Entries provided:
========================================================================
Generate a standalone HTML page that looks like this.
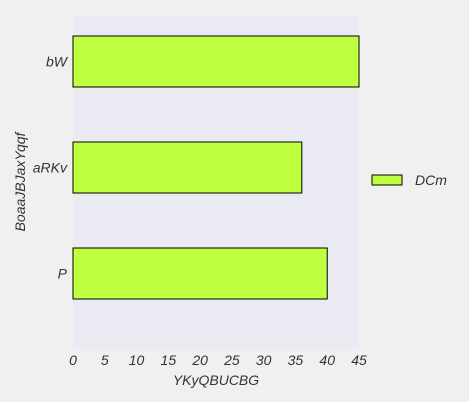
<!DOCTYPE html>
<html><head><meta charset="utf-8"><style>
html,body{margin:0;padding:0;background:#f0f0f0;}
svg{display:block;font-family:"Liberation Sans",sans-serif;font-style:italic;}
</style></head><body>
<svg width="469" height="402" viewBox="0 0 469 402">
<rect x="0" y="0" width="469" height="402" fill="#f0f0f0"/>
<rect x="73" y="15" width="286" height="334" fill="#eaeaf2"/>
<g id="bars"></g>
<g id="xticks"></g>
<g id="yticks"></g>
<text x="216" y="385" font-size="14" fill="#333" text-anchor="middle">YKyQBUCBG</text>
<text transform="translate(25,182) rotate(-90)" font-size="14" fill="#333" text-anchor="middle">BoaaJBJaxYqqf</text>
<g>
<rect x="372" y="175" width="30" height="10" fill="#bfff3f" stroke="#000" stroke-width="1"/>
<text x="415" y="185" font-size="14" fill="#333">DCm</text>
</g>
</svg>
<script>
const categories = ["P", "aRKv", "bW"];
const values = [40, 36, 45];
const xTicks = [0, 5, 10, 15, 20, 25, 30, 35, 40, 45];
const ns = "http://www.w3.org/2000/svg";
function xs(v){ return 73 + v * (286 / 45); }
function yc(i){ return 273.5 - i * 106; }
const bars = document.getElementById("bars");
categories.forEach((c, i) => {
  const r = document.createElementNS(ns, "rect");
  r.setAttribute("x", xs(0));
  r.setAttribute("y", yc(i) - 25.5);
  r.setAttribute("width", xs(values[i]) - xs(0));
  r.setAttribute("height", 51);
  r.setAttribute("fill", "#bfff3f");
  r.setAttribute("stroke", "#000");
  r.setAttribute("stroke-width", "1");
  
  
  bars.appendChild(r);
  const t = document.createElementNS(ns, "text");
  t.setAttribute("x", 67);
  t.setAttribute("y", yc(i) + 5);
  t.setAttribute("font-size", "14");
  t.setAttribute("fill", "#333");
  t.setAttribute("text-anchor", "end");
  t.textContent = c;
  
  
  document.getElementById("yticks").appendChild(t);
});
xTicks.forEach(v => {
  const t = document.createElementNS(ns, "text");
  t.setAttribute("x", xs(v));
  t.setAttribute("y", 365);
  t.setAttribute("font-size", "14");
  t.setAttribute("fill", "#333");
  t.setAttribute("text-anchor", "middle");
  t.textContent = v;
  
  
  document.getElementById("xticks").appendChild(t);
});
</script>
</body></html>
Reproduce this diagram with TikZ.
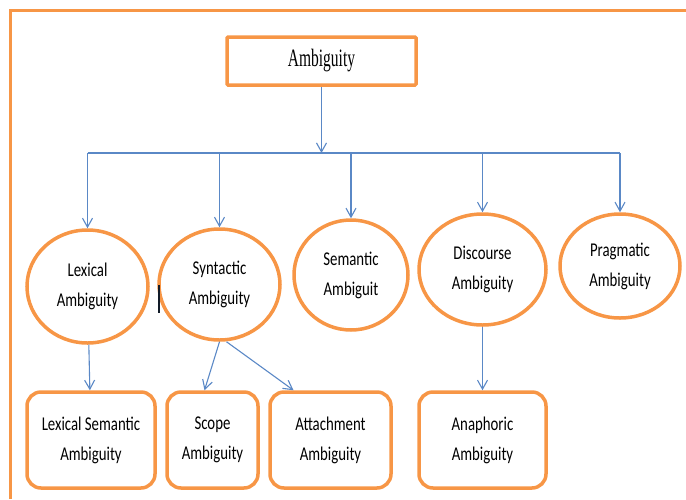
========================================================================
The task: All of the entries above should be copied exactly, except for the pictures.

Answer to the task:
Generate a standalone HTML page that looks like this.
<!DOCTYPE html>
<html><head><meta charset="utf-8"><style>
html,body{margin:0;padding:0;background:#f0f0f0;}
svg{display:block;font-family:"Liberation Sans",sans-serif;font-style:italic;}
</style></head><body>
<svg width="469" height="402" viewBox="0 0 469 402">
<rect x="0" y="0" width="469" height="402" fill="#f0f0f0"/>
<rect x="73" y="15" width="286" height="334" fill="#eaeaf2"/>
<g id="bars"></g>
<g id="xticks"></g>
<g id="yticks"></g>
<text x="216" y="385" font-size="14" fill="#333" text-anchor="middle">YKyQBUCBG</text>
<text transform="translate(25,182) rotate(-90)" font-size="14" fill="#333" text-anchor="middle">BoaaJBJaxYqqf</text>
<g>
<rect x="372" y="175" width="30" height="10" fill="#bfff3f" stroke="#000" stroke-width="1"/>
<text x="415" y="185" font-size="14" fill="#333">DCm</text>
</g>
</svg>
<script>
const categories = ["P", "aRKv", "bW"];
const values = [40, 36, 45];
const xTicks = [0, 5, 10, 15, 20, 25, 30, 35, 40, 45];
const ns = "http://www.w3.org/2000/svg";
function xs(v){ return 73 + v * (286 / 45); }
function yc(i){ return 273.5 - i * 106; }
const bars = document.getElementById("bars");
categories.forEach((c, i) => {
  const r = document.createElementNS(ns, "rect");
  r.setAttribute("x", xs(0));
  r.setAttribute("y", yc(i) - 25.5);
  r.setAttribute("width", xs(values[i]) - xs(0));
  r.setAttribute("height", 51);
  r.setAttribute("fill", "#bfff3f");
  r.setAttribute("stroke", "#000");
  r.setAttribute("stroke-width", "1");
  
  
  bars.appendChild(r);
  const t = document.createElementNS(ns, "text");
  t.setAttribute("x", 67);
  t.setAttribute("y", yc(i) + 5);
  t.setAttribute("font-size", "14");
  t.setAttribute("fill", "#333");
  t.setAttribute("text-anchor", "end");
  t.textContent = c;
  
  
  document.getElementById("yticks").appendChild(t);
});
xTicks.forEach(v => {
  const t = document.createElementNS(ns, "text");
  t.setAttribute("x", xs(v));
  t.setAttribute("y", 365);
  t.setAttribute("font-size", "14");
  t.setAttribute("fill", "#333");
  t.setAttribute("text-anchor", "middle");
  t.textContent = v;
  
  
  document.getElementById("xticks").appendChild(t);
});
</script>
</body></html>
Reproduce this diagram with TikZ.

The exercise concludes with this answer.